# Coil output from variable magnetic field

If I put a coil with X Henry value and N turns in a variable magnetic field of Y Tesla peak value (coming from another coil excited by A sin(wt) signal), how to calculate the output voltage across the coil and the current running in this coil? I am designing a coil and a conditioning circuit to measure the value of the magnetic field. The output of the coil will be analyzed by the conditioning circuit in terms of magnitude and phase. I could know the field at a point by using ANSYS Maxwell software but I just used measurement point not real coils and the software gives me the B and H directly. Now from these values, I want to estimate the power level (coil output voltage or current) so I can design the system accordingly, for instance, the AWG of the coil wire and if I will need an amplifier or not, etc.
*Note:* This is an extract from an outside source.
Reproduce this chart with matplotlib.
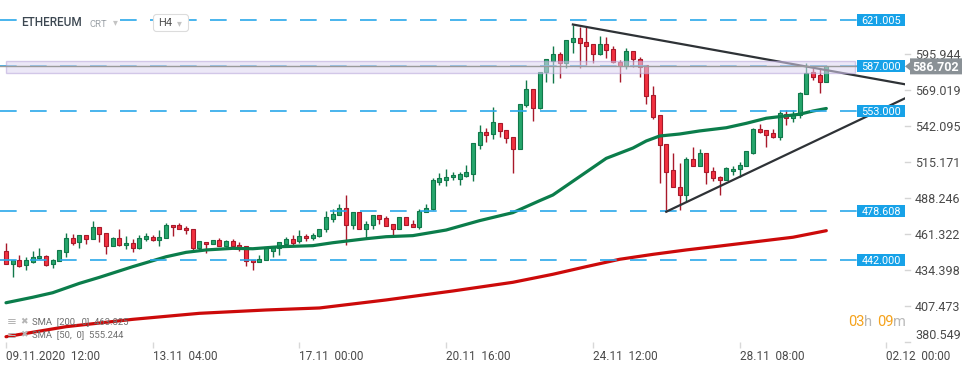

The open circuit output voltage is $$\N\frac{d\Phi}{dt}\$$ so, if you can position the coil so that it receives the largest amount of $$\\frac{d\Phi}{dt}\$$ you will get the largest peak-to-peak output voltage. Clearly, if the N turns have a cross sectional area that allows more flux ($$\\Phi\$$) to enter then you also get a larger output voltage. More cross section usually means more voltage. More N means more open circuit voltage.
A higher operating frequency can sometimes mean a higher $$\\frac{d\Phi}{dt}\$$ except in a regular transformer where the magnetization inductive reactance rises linearly with frequency and $$\\frac{d\Phi}{dt}\$$ remains constant for a given excitation voltage.